The city is located at the southern edge of the Sahara, near the Niger River, which has headwaters in the highlands very near the Atlantic coast before its long  journey to the north east, before finally turning south to reach the Atlantic. The riches of the kingdom were due to Tombouctou's position as the southern terminus of the trans-Saharan trade in gold, salt, kola nuts, copper and slaves.

Timbuktu's decline began with the capture of the city by Morocco in 1592. Many Islamic scholars were dispersed, some to Morocco. Morocco had difficulty holding onto the city, as the supply lines were long compared to the closer kingdoms vying for dominance of the region. Ultimately, however, it was the rise of sea trade along the West Africa coast that doomed the overland routes that connected North Africa to sub-Saharan Africa. The city lost its economic base and its fine university was not enough to save Timbuktu from decline.

Cut off from major trade routes, the city retained an aura of spectacular treasure. When French explorers rediscovered the city in 1815 they were disappointed to find a sand-blown city of low mud buildings.
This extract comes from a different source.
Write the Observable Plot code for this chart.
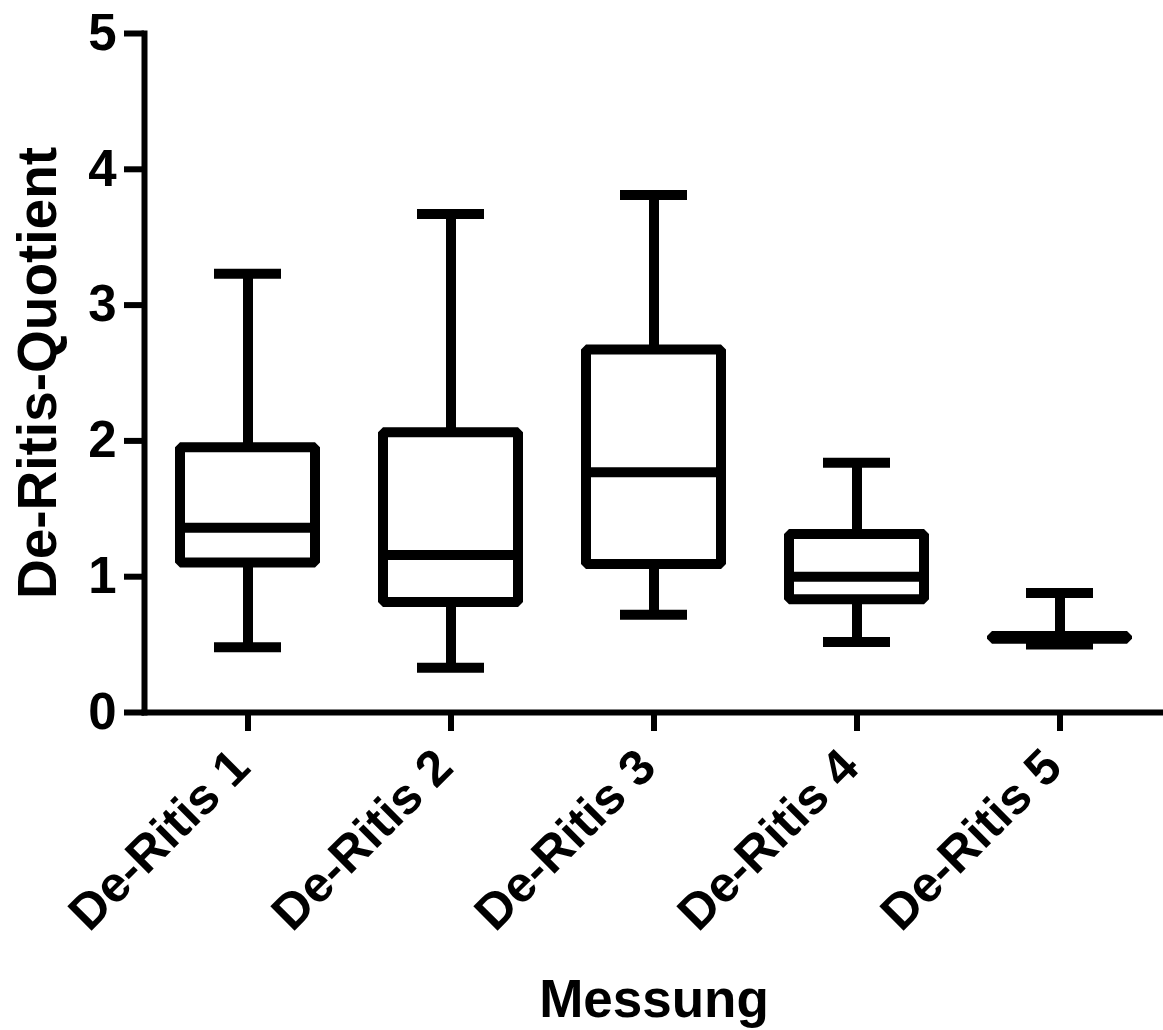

The region was marginalized under French colonial control, which ended in 1960. The French opened up shorter trade routes to the Atlantic, cutting into the trans-Sahara trading economy and people in the city.

In early 2012, the National Movement for the Liberation of Azawad and other militant groups opposed to the government of Mali swept through the region, entering Timbuktu without a fight after making a deal with local Arab militias. On 6 April 2012, the region was declared independent from Mali as part of the new country of Azawad. However, Mali refused to acknowledge the Azawadi Declaration of Independence, and the international community continues to recognise Bamako's claim to the region.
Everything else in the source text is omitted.